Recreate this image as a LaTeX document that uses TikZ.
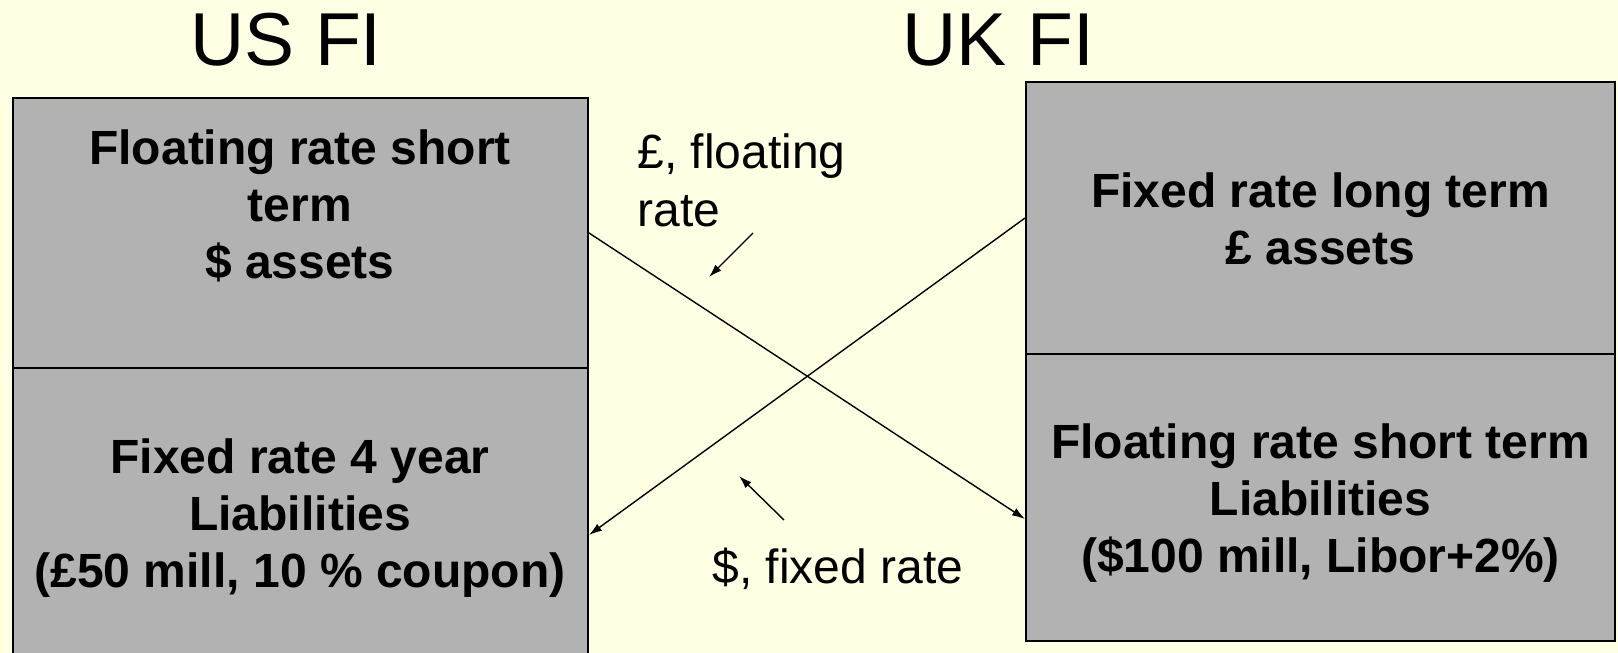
\documentclass[tikz,border=0pt]{standalone}
\usepackage{fontspec}
\setmainfont{Liberation Sans}
\usetikzlibrary{arrows.meta,fit}
\definecolor{paper}{RGB}{255,255,227}
\definecolor{panel}{RGB}{178,178,178}
\tikzset{
  box/.style={draw=black, line width=1pt, fill=panel, inner sep=0pt, rectangle},
  conn/.style={line width=0.7pt, -{Latex[length=6.5pt,width=4.2pt]}},
  title/.style={font=\fontsize{37.5}{45}\selectfont, inner sep=0pt, anchor=base},
  boxtext/.style={font=\fontsize{24}{28.5}\selectfont\bfseries, align=center, inner sep=0pt, anchor=base},
  flowtext/.style={font=\fontsize{24}{29}\selectfont, align=left, inner sep=0pt, anchor=base west}
}
\begin{document}
\begin{tikzpicture}[x=0.5pt, y=-0.5pt]
  % canvas
  \useasboundingbox (0,0) rectangle (1618,653);
  \fill[paper] (0,0) rectangle (1618,653);
  \clip (0,0) rectangle (1618,653);

  % headings
  \node[title] (us) at (286,65) {US FI};
  \node[title] (uk) at (998.5,65) {UK FI};

  % balance sheet of the US institution
  \node[box, fit={(12.5,98) (588,368)}] (lt) {};
  \node[box, fit={(12.5,368) (588,702)}] (lb) {};
  % balance sheet of the UK institution
  \node[box, fit={(1026,82) (1615,354)}] (rt) {};
  \node[box, fit={(1026,354) (1615,641)}] (rb) {};

  % multi-line texts are placed by the baseline of their last line
  \node[boxtext] (ltt) at (300,278) {Floating rate short\\term\\\$ assets};
  \node[boxtext] (lbt) at (300,587) {Fixed rate 4 year\\Liabilities\\(£50 mill, 10 \% coupon)};
  \node[boxtext] (rtt) at (1320.5,264) {Fixed rate long term\\£ assets};
  \node[boxtext] (rbt) at (1320.5,572) {Floating rate short term\\Liabilities\\(\$100 mill, Libor+2\%)};

  % swap flows
  \draw[conn] (lt.east) -- ([yshift=-10.75pt]rb.west);
  \draw[conn] (rt.west) -- (lb.east);

  \node[flowtext] (pound) at (637,226) {£, floating\\rate};
  \node[flowtext] (dollar) at (712,583) {\$, fixed rate};

  \coordinate (p1) at (753,233);
  \coordinate (p2) at (709,277);
  \coordinate (d1) at (784,520);
  \coordinate (d2) at (739,476);
  \draw[conn] (p1) -- (p2);
  \draw[conn] (d1) -- (d2);
\end{tikzpicture}
\end{document}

--*--

--- Stated task ---
Begin at the top of the material above and output each line exactly, stopping after the line that holds "(uk) at (998.5,65)". Leave out pictures.

--- Solution to the problem ---
Recreate this image as a LaTeX document that uses TikZ.
\documentclass[tikz,border=0pt]{standalone}
\usepackage{fontspec}
\setmainfont{Liberation Sans}
\usetikzlibrary{arrows.meta,fit}
\definecolor{paper}{RGB}{255,255,227}
\definecolor{panel}{RGB}{178,178,178}
\tikzset{
  box/.style={draw=black, line width=1pt, fill=panel, inner sep=0pt, rectangle},
  conn/.style={line width=0.7pt, -{Latex[length=6.5pt,width=4.2pt]}},
  title/.style={font=\fontsize{37.5}{45}\selectfont, inner sep=0pt, anchor=base},
  boxtext/.style={font=\fontsize{24}{28.5}\selectfont\bfseries, align=center, inner sep=0pt, anchor=base},
  flowtext/.style={font=\fontsize{24}{29}\selectfont, align=left, inner sep=0pt, anchor=base west}
}
\begin{document}
\begin{tikzpicture}[x=0.5pt, y=-0.5pt]
  % canvas
  \useasboundingbox (0,0) rectangle (1618,653);
  \fill[paper] (0,0) rectangle (1618,653);
  \clip (0,0) rectangle (1618,653);

  % headings
  \node[title] (us) at (286,65) {US FI};
  \node[title] (uk) at (998.5,65) {UK FI};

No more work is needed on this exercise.